Domanović is considered the best satirist in all Serbian literature during the turn of the 20th century. A gifted writer interested in politics, Domanović wielded his implacable pen against the injustices of a democracy in the making.

Writing humorous and satirical stories, Domanović is particularly remembered for his Kraljević Marko po drugi put među Srbima (Kraljević Marko for the Second Time among the Serbs). Re-inventing the folk hero Prince Marko, Domanović places him in the modern world. Hearing the wails and laments of his fellow Serbs, Marko asks permission from God to return to earth that he might help them. His wish is granted, and the brave and strong Marko finds himself in Belgrade. Unfortunately, his way of dealing with situations—by striking his enemies with his heavy mace—is not appreciated either by the authorities or by the ordinary men and women in the street. There are many lessons that Marko must learn, if he is to succeed.

In 1893, Domanović wrote and published his first work, a short story Na mesečini (In the Moonlight), in a popular magazine for intellectuals called Javor. Two years later, he got his first tenure as a lecturer in a gymnasium in Pirot. There he met Jaša Prodanović, who helped found the Serbian independent Radical Party in 1901. At that time, Domanović joined Republikanska stranka (The Republican Party), and married Natalija Ristić. He took an active part to maintain the doctrine of republicanism during the time of the monarchy. He was threatened repeatedly not to criticize The Establishment. After nine months, he was transferred, as a punishment on request of his political rivals, to a gymnasium in Vranje. On the same count, after a year in Vranje, he was transferred to Leskovac. Following a critical speech on the position of teachers in 1898, he was dismissed from his post, along with his wife. As a response, he wrote a short story Ukidanje strasti (The Tearing of Passion).

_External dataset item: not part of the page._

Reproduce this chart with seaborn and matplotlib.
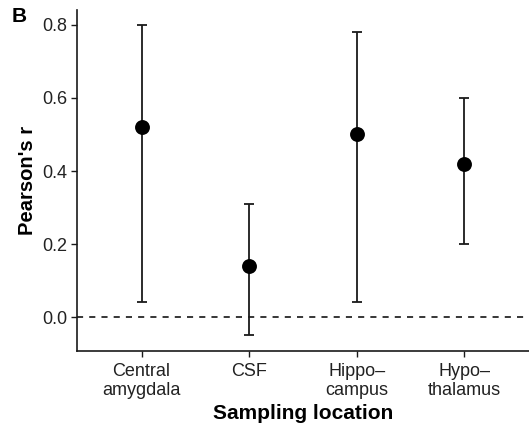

In 1899, he published two collections of short stories and his famous story Danga, perhaps an inspiration for Yevgeny Zamyatin's We. The following year, he got a well-paying, government job as a clerk in the State's Archive. In 1902, after he published Stradija, he was again dismissed from his post. In the mythical land of "Stradije" Domanović shows how police spared voters from troubling themselves to cast votes in free elections while government ministers played musical chairs. (Even at the end of the twentieth century there is nothing to add to the criticism of the mentality of slavery, of political deceit, and of the propaganda that always succeeds). Domanović started writing editorials for magazine Odjek (Echo). After the coup in 1903, Domanović returned to his post, and soon got a stipend to work on his stories. It was rumoured that the coup saved his life, since he was on a list for liquidation of the old government. In 1904, he started a magazine Stradija, that had 35 editions. The following year, he was appointed to the State Press corps. He died in 1908 of tuberculosis survived by his wife, son Zoran and daughter Danica.

Short stories

Domanović was among the first writers (along with Milutin Uskoković, Rastko Petrović, Bogdan Popović, Jovan Skerlić, and others) to begin to produce an independent expression of their own urban experience in their new works, and it was not long before the term "Beogradska proza"—the Belgrade prose—was adopted to refer to this trend in which the city played an important function, not just as the setting for action but almost as an actor itself.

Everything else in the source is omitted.